Deployment and Lockup
For deployment you have a choice of thumb disk or wave feature. I’ve never been a huge fan of thumb disks. They always seem awkward to me. But they are low profile and stay out of the way when you are waving the knife open. The nylatron washers aren’t amazingly smooth, but they get the job done. I’d prefer good ole phosphor bronze, but this isn’t Burger King. I can’t have it my way. I can flick open the Roadhouse with a little effort, but for rapid fail-safe deployment the wave is the way to go.
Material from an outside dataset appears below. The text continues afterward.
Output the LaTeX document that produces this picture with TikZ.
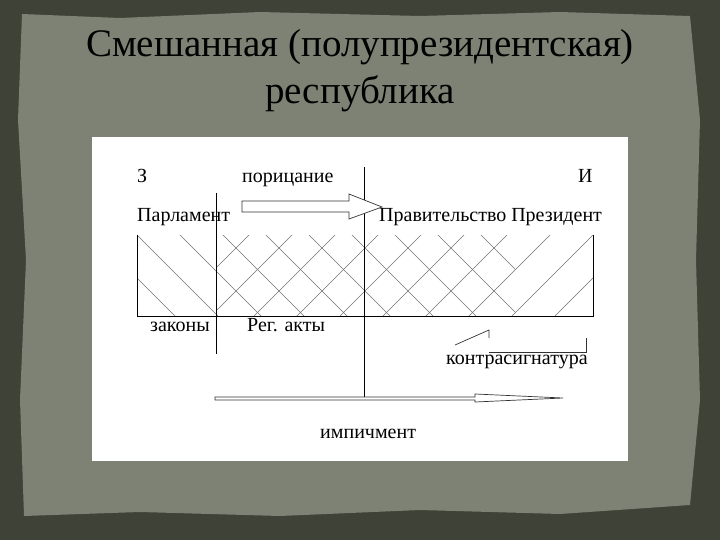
\documentclass[tikz,border=0pt]{standalone}
\usepackage{fontspec}
\setmainfont{Liberation Serif}
\definecolor{edge}{RGB}{62,66,55}
\definecolor{parch}{RGB}{126,130,117}
\begin{document}
\begin{tikzpicture}[x=1pt,y=-1pt]
\tikzstyle{txt}=[inner sep=0pt,anchor=base west,font=\fontsize{20}{24}\selectfont]
\tikzstyle{title}=[inner sep=0pt,anchor=base,text=black,font=\fontsize{39}{47}\selectfont]
\tikzstyle{hatch}=[draw=black!55,line width=0.55pt]
\tikzstyle{frame}=[draw=black,line width=0.9pt]
\tikzstyle{blockarrow}=[draw=black!80,fill=white,line width=0.7pt]
\useasboundingbox (0,0) rectangle (720,540);
\fill[edge] (0,0) rectangle (720,540);
\fill[parch] (22,14) -- (120,18) -- (260,12) -- (420,16) -- (560,12) -- (690,16)
  -- (700,120) -- (696,260) -- (700,400) -- (690,505) -- (560,514) -- (420,510) -- (280,516)
  -- (140,512) -- (24,516) -- (20,400) -- (26,260) -- (18,120) -- cycle;
\node[title] (t1) at (360,57) {Смешанная (полупрезидентская)};
\node[title] (t2) at (360,104) {республика};
\fill[white] (92,137) rectangle (628,461);
\begin{scope}
\clip (137,235) rectangle (515,316);
\foreach \c in {-141,-98,...,246}
  \draw[hatch] (\c+200,200) -- (\c+330,330);
\end{scope}
\begin{scope}
\clip (216,235) rectangle (593,316);
\foreach \d in {484,527,...,871}
  \draw[hatch] (\d-200,200) -- (\d-330,330);
\end{scope}
\coordinate (a) at (137,235);
\coordinate (b) at (137,316);
\coordinate (c) at (593,316);
\coordinate (d) at (593,235);
\draw[frame] (a) -- (b) -- (c) -- (d);
\coordinate (v1) at (216,193);
\coordinate (v2) at (216,354);
\coordinate (w1) at (364,167);
\coordinate (w2) at (364,397);
\draw[frame] (v1) -- (v2);
\draw[frame] (w1) -- (w2);
\draw[blockarrow] (242,201) -- (349,201) -- (349,194) -- (382,207) -- (349,219) -- (349,212) -- (242,212) -- cycle;
\draw[blockarrow] (215,397) -- (475,397) -- (475,394) -- (563,398) -- (475,402) -- (475,400) -- (215,400) -- cycle;
\node[txt] (z) at (137,183) {З};
\node[txt] (por) at (242,183) {порицание};
\node[txt] (i) at (578,183) {И};
\node[txt] (parl) at (137,222) {Парламент};
\node[txt] (prav) at (379,222) {Правительство Президент};
\node[txt] (zak) at (150,331) {законы};
\node[txt] (reg) at (247,331) {Рег. акты};
\node[txt] (kontr) at (446,364) {контрасигнатура};
\node[txt] (imp) at (320,438) {импичмент};
\coordinate (k1) at (489,338);
\coordinate (k2) at (489,330);
\coordinate (k3) at (455,345);
\coordinate (k4) at (489,352);
\coordinate (k5) at (586,352);
\coordinate (k6) at (586,338);
\draw[black!80,line width=0.7pt] (k1) -- (k2) -- (k3);
\draw[black!80,line width=0.7pt] (k4) -- (k5) -- (k6);
\end{tikzpicture}
\end{document}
For lock up you have a thick titanium liner. The locking liner is visibly thicker than the non-locking steel liner and I find that reassuring. Lock up on my knife is early and secure. There is a little bit of lock stick, but nothing bad. I prefer a steel locking liner over titanium, but it is what it is. Apparently Emerson’s warranty service is good if you manage to wear down the titanium. I have never had to use their warranty service personally.
Emerson Roadhouse Review – Final Thoughts
It’s big, it’s bad, it’s surprisingly expensive. I have always enjoyed the look of the Roadhouse on paper and am happy to report the knife looks just as good in hand. It’s a solid tool, with Emerson’s signature quirks. Despite some tooling marks on the back of the blade and liners, the knife has been carefully put together. The parts line up, the blade is centered, the lock doesn’t stick (badly) and everything feels sturdy and secure. The super nice blade and comfortable handle are high points. The steep price tag and impracticality of the knife (for my suburban purposes) are low points. Regardless, I am pleased to add this one to my collection and recommend the knife if you are a fan of Emerson’s offerings or if the allure of the Roadhouse is just too strong to resist.